Whether it’s on Facebook, Twitter, or a niche blog site, it pays to know whom you’re talking to. Take it from the team at Screen Rant - after tailoring the entertainment website’s content only to direct site visitors, team members discovered their audience was a much broader group who visited the site from links on social media platforms.
When deciding on ad placement with specific publishers or networks, make sure they have good data on who their audiences are and how they interact on the platform. The more they know about the kinds of readers and users they attract, the better they’ll be able to deliver the right message to the right consumers at the right time.
As tempting as it might be, don’t rely on your instincts or assumptions alone when it comes to consumer behavior. Rely on the metrics you set, and examine the data they reveal. The spectrum of data sources available is only growing, and what you learn might surprise you.
The fashion retailer we worked with did not expect to learn that users who searched for business-related topics were more likely to be interested in its ads than those who searched for content about cooking. The company found that information only because it was committed to thoroughly tracking consumers’ content consumption habits.
Marketing budgets continue to skyrocket, reaching an average of 12 percent of total revenue in 2016, and CMOs will watch the funds closely, so it’s important to spend wisely on every campaign. With good optimization data, you’ll know when to step on the gas and serve more ads and when to pull back.

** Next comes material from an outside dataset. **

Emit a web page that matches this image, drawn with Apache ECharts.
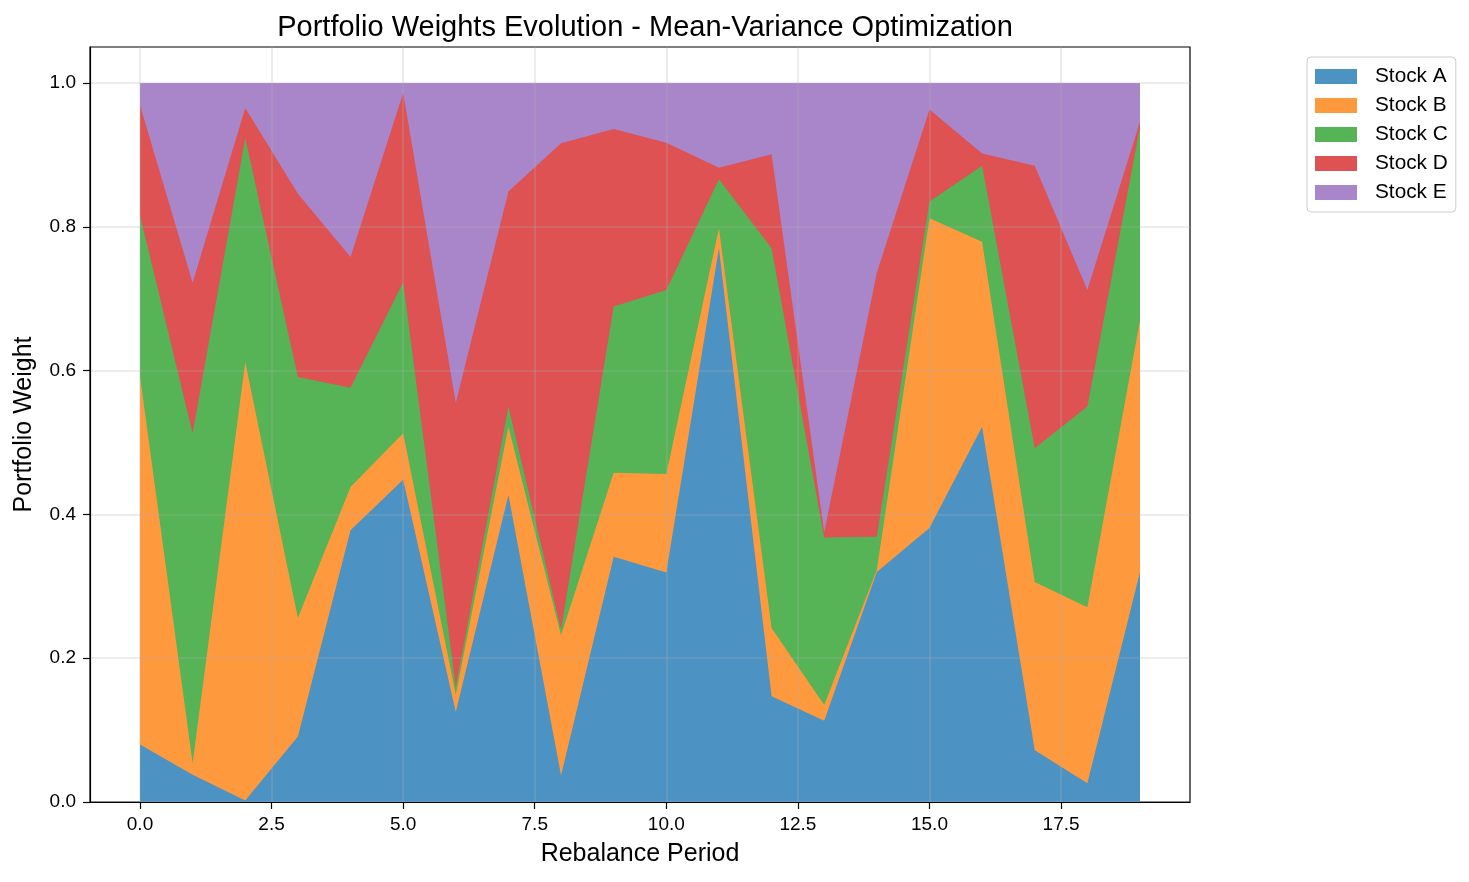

It isn’t always just about content; it can also be about impression caps. Publishers with strong optimization skills can measure when they’ve served enough impressions to be effective and when running more will start to cause diminishing returns.
The goal of marketing is to engage with your brand’s consumers, but in today’s digital landscape, consumers take more than just advertisements into account when choosing to buy products. Reaching consumers today takes insight into what they value, and that insight requires analyzing their content consumption well beyond your marketing campaign.